• _WHAT IS REQUIRED_
The listing below begins with the first line you should copy; stop after the line containing "CartesianGrid, BarChart, Bar", and drop every picture.
§
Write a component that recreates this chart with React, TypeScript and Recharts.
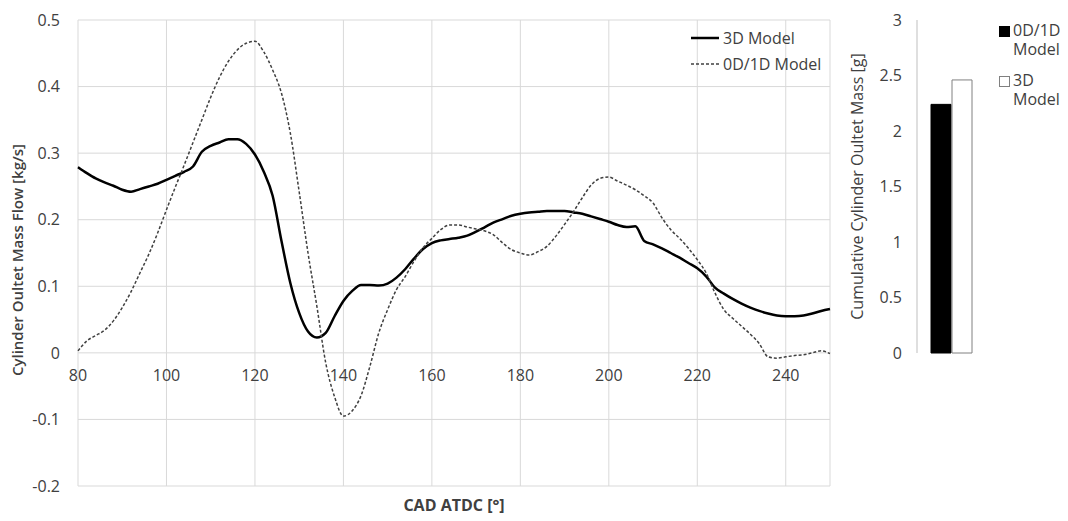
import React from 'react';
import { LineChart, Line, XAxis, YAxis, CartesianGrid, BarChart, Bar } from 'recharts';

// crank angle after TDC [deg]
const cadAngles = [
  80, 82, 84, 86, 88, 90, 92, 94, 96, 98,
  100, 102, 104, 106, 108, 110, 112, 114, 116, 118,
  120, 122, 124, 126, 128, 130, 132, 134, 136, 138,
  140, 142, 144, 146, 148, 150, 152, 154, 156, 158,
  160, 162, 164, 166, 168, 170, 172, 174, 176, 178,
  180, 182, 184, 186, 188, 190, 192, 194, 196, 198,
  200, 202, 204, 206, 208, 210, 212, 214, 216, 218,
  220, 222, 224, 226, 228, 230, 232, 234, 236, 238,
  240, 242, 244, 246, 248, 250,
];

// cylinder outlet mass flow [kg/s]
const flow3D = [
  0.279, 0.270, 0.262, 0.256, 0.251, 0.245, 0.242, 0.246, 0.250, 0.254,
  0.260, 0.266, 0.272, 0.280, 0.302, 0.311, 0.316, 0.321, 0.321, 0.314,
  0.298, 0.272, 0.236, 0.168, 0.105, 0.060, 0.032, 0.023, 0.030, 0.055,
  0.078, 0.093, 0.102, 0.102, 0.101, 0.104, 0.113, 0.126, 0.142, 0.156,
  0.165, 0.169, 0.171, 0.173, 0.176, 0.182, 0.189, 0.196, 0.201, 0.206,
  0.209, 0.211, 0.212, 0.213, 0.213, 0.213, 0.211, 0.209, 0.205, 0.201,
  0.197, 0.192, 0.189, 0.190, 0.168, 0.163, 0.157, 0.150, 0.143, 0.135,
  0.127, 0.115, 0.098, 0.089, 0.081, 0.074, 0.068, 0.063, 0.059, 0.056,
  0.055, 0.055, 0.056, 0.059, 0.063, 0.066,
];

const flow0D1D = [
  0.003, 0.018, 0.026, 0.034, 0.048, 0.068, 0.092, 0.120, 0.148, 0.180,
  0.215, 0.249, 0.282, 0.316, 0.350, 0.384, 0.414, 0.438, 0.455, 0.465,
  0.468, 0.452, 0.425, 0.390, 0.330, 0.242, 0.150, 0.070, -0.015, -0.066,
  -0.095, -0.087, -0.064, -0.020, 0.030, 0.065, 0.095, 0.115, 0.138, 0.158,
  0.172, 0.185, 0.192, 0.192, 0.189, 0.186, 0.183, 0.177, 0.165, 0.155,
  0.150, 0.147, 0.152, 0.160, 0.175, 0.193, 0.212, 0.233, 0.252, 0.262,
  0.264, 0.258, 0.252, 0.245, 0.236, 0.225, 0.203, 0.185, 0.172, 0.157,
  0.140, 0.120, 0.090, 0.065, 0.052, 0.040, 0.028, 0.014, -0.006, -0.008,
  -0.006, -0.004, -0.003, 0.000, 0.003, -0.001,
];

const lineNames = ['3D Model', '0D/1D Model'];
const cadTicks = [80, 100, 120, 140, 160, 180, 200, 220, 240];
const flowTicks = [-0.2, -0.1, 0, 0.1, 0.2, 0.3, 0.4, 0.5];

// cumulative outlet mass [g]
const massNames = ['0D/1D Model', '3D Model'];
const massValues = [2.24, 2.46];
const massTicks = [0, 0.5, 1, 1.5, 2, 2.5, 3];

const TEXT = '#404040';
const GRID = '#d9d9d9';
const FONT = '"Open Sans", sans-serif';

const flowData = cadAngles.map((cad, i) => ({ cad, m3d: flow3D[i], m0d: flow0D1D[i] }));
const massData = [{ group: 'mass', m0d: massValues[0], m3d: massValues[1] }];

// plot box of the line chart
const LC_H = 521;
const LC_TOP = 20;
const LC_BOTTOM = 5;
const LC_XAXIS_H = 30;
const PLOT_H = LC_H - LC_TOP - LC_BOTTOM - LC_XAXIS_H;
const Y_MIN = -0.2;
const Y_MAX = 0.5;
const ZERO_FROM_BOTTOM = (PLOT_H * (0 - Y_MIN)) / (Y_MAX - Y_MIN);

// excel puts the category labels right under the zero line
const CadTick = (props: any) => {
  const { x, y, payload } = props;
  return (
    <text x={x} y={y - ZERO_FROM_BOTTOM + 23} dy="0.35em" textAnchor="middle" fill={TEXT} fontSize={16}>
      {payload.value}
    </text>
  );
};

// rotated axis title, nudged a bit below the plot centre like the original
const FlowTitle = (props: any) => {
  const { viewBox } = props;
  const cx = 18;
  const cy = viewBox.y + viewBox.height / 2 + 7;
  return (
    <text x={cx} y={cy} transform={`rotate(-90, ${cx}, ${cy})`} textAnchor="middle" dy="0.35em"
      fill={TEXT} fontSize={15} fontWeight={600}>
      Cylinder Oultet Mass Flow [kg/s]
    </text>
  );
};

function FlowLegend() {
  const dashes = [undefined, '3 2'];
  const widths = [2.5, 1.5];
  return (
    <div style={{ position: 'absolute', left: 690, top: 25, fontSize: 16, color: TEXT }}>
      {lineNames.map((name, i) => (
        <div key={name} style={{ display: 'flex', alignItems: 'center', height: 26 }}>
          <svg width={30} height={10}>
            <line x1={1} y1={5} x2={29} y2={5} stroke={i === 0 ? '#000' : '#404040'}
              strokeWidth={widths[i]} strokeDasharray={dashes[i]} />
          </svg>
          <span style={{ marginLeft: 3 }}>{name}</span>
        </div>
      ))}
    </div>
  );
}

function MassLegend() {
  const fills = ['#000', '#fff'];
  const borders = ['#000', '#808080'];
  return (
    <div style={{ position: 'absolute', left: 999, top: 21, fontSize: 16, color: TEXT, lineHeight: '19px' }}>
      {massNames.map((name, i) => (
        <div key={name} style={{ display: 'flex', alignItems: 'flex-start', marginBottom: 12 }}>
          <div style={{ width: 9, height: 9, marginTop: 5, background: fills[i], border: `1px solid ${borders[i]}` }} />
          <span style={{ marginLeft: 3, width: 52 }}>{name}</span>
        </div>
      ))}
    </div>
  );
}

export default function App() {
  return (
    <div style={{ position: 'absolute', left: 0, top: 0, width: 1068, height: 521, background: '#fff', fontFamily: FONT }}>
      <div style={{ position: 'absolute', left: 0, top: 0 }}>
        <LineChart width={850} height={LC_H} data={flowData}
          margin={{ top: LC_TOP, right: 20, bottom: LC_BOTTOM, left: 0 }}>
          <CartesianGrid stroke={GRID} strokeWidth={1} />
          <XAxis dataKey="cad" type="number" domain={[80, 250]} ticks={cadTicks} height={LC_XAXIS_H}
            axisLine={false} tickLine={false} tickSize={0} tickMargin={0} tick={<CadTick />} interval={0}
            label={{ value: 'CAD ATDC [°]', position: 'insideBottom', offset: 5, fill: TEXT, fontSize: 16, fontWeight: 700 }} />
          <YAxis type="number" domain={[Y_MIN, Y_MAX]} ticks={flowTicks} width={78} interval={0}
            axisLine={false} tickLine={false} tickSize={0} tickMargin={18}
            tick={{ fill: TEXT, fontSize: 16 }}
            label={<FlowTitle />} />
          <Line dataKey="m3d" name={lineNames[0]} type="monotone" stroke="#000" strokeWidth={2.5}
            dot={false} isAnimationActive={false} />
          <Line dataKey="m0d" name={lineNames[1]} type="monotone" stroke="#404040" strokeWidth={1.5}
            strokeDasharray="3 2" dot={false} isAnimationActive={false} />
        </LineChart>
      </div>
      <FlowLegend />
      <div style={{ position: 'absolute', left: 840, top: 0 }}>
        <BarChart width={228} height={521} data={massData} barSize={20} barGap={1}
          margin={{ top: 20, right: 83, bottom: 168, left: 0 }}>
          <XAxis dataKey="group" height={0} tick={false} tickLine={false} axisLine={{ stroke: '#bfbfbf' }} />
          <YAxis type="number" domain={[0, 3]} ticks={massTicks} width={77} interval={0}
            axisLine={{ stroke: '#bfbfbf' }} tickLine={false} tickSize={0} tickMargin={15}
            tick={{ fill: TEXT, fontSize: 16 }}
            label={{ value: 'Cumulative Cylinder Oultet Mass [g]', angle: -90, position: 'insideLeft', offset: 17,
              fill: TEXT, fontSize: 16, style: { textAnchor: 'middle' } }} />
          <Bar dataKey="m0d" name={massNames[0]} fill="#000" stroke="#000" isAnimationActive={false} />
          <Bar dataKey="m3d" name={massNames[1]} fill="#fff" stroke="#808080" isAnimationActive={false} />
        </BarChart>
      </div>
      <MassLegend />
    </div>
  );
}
§
• _THE RESULT_
Write a component that recreates this chart with React, TypeScript and Recharts.
import React from 'react';
import { LineChart, Line, XAxis, YAxis, CartesianGrid, BarChart, Bar } from 'recharts';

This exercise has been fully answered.